■ DATASET RECORDS:
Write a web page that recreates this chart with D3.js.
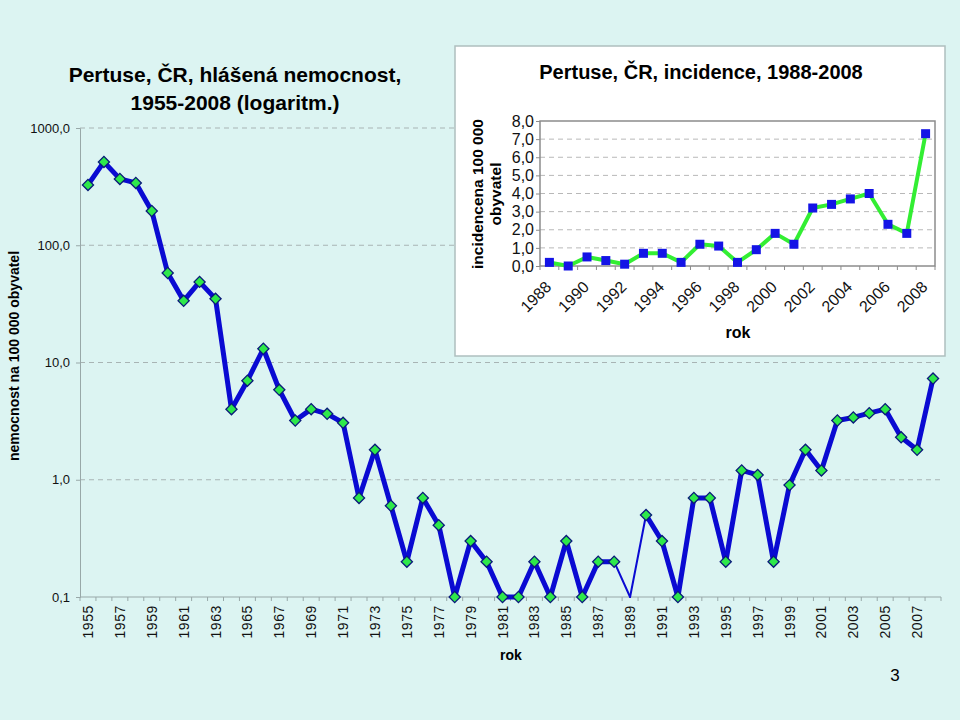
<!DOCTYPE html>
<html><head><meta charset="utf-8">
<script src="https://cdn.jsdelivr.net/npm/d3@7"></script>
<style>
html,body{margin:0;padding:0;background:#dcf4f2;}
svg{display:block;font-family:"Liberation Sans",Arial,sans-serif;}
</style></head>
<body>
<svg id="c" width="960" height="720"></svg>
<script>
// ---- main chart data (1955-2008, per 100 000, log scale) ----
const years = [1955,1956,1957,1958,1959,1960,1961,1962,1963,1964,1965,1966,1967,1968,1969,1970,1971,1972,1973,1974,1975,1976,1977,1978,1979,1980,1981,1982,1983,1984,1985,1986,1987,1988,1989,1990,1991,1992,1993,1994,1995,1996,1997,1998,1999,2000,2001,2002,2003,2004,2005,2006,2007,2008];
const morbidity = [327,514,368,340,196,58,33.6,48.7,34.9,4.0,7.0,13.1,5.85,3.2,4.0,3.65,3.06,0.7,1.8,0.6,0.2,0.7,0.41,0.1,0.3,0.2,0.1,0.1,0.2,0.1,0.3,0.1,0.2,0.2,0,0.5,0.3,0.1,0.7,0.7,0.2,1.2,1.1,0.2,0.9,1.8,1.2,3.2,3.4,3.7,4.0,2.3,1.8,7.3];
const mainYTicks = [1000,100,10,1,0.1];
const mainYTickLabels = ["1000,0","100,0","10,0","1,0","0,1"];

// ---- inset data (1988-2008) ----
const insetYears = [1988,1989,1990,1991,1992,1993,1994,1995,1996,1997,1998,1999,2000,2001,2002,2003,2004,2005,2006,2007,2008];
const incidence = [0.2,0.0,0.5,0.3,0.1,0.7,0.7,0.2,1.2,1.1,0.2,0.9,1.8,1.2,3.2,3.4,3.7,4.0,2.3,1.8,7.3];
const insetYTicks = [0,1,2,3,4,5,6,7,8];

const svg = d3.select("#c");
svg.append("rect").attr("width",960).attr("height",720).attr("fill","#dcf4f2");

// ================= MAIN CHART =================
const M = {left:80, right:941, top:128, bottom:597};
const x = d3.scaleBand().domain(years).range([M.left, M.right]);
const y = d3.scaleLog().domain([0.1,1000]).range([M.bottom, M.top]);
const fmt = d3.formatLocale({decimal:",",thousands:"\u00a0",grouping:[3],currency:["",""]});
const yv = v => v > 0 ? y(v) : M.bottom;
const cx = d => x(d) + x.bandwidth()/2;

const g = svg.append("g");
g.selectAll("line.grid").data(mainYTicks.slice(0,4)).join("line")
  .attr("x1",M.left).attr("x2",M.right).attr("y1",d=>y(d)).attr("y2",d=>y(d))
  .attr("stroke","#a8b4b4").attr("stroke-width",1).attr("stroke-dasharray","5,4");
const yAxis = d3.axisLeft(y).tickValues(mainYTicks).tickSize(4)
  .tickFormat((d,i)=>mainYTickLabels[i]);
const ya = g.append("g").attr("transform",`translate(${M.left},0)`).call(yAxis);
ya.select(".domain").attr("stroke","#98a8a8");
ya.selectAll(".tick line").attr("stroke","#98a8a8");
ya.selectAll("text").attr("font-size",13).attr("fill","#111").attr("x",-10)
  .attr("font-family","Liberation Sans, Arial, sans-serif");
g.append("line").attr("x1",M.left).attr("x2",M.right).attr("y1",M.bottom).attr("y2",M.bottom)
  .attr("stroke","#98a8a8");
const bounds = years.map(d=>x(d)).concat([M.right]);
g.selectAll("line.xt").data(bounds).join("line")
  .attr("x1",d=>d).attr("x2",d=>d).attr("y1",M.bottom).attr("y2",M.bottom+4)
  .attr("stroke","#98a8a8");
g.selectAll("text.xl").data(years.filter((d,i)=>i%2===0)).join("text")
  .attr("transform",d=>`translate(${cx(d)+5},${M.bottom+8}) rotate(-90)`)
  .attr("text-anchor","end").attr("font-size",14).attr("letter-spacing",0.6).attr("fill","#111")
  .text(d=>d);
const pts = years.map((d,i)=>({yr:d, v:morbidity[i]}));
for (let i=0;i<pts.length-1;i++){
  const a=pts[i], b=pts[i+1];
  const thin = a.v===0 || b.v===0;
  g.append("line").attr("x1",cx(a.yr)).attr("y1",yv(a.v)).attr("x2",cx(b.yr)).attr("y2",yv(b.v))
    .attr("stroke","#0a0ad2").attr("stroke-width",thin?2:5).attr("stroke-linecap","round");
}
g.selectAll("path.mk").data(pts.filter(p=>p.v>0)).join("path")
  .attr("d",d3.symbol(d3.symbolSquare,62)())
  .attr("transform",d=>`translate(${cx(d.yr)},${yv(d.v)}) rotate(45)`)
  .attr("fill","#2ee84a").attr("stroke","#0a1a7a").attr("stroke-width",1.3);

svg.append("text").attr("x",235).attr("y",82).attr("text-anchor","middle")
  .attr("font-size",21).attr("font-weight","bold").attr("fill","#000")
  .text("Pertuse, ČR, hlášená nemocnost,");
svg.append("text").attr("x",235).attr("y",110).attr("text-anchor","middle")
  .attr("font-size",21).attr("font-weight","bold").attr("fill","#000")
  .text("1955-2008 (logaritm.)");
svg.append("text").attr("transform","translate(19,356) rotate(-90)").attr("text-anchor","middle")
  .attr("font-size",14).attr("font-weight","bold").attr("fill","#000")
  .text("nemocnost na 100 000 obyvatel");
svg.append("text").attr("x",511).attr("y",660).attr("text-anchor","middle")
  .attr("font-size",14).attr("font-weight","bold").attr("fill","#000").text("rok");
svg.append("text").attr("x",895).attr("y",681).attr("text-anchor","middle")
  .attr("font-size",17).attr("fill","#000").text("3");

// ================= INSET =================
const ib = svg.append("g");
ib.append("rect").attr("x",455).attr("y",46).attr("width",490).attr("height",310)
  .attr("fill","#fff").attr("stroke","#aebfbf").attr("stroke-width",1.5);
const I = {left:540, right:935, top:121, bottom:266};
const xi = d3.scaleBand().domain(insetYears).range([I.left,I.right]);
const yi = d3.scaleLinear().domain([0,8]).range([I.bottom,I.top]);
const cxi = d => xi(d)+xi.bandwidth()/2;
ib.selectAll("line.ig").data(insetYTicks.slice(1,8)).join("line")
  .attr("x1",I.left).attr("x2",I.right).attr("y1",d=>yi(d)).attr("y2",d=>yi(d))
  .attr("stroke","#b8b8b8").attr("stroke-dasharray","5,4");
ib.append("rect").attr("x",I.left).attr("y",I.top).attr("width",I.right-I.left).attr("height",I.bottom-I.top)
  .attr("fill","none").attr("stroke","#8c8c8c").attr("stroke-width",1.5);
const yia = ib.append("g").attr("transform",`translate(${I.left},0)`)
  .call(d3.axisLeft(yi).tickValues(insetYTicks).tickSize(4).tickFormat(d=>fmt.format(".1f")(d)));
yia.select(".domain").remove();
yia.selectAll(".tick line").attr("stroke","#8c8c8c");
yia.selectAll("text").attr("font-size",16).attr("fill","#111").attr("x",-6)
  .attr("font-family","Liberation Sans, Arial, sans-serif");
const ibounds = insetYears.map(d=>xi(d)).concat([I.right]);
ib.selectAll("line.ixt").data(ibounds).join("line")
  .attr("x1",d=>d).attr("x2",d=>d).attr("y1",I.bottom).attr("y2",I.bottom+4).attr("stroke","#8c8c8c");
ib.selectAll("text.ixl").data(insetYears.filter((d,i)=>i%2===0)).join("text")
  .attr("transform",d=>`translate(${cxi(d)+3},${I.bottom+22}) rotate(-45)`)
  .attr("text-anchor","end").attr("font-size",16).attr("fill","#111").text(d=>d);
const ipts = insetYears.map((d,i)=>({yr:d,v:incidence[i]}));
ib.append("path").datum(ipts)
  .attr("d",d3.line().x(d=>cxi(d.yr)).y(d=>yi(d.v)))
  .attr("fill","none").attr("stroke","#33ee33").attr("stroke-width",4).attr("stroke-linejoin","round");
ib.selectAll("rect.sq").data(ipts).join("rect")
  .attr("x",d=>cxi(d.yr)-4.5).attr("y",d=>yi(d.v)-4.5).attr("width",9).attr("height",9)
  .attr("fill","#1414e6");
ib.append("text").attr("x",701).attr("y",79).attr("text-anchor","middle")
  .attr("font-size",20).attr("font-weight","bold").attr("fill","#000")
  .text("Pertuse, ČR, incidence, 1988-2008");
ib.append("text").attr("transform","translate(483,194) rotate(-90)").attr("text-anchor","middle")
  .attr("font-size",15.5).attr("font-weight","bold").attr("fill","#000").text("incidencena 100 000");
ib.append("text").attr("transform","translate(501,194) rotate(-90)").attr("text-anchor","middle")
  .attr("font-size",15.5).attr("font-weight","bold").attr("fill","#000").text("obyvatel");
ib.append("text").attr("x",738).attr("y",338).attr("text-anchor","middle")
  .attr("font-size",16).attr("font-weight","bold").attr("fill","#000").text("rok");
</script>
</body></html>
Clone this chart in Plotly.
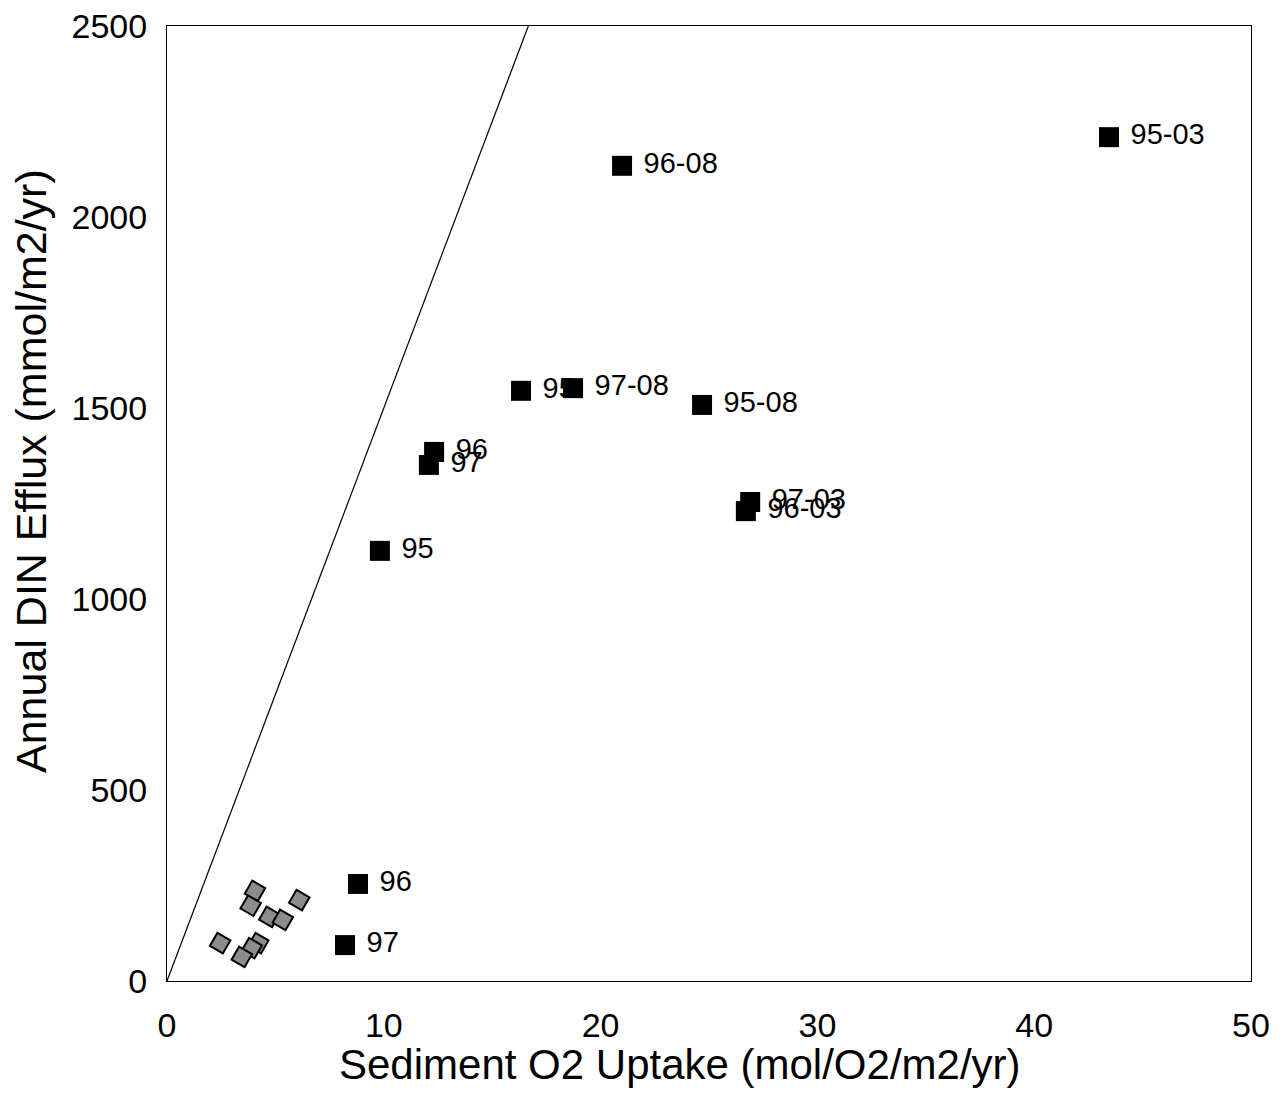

■ PROBLEM TO WORK ON:
Tell how many lines include "this". The number is the whole answer.

■ RESPONSE:
2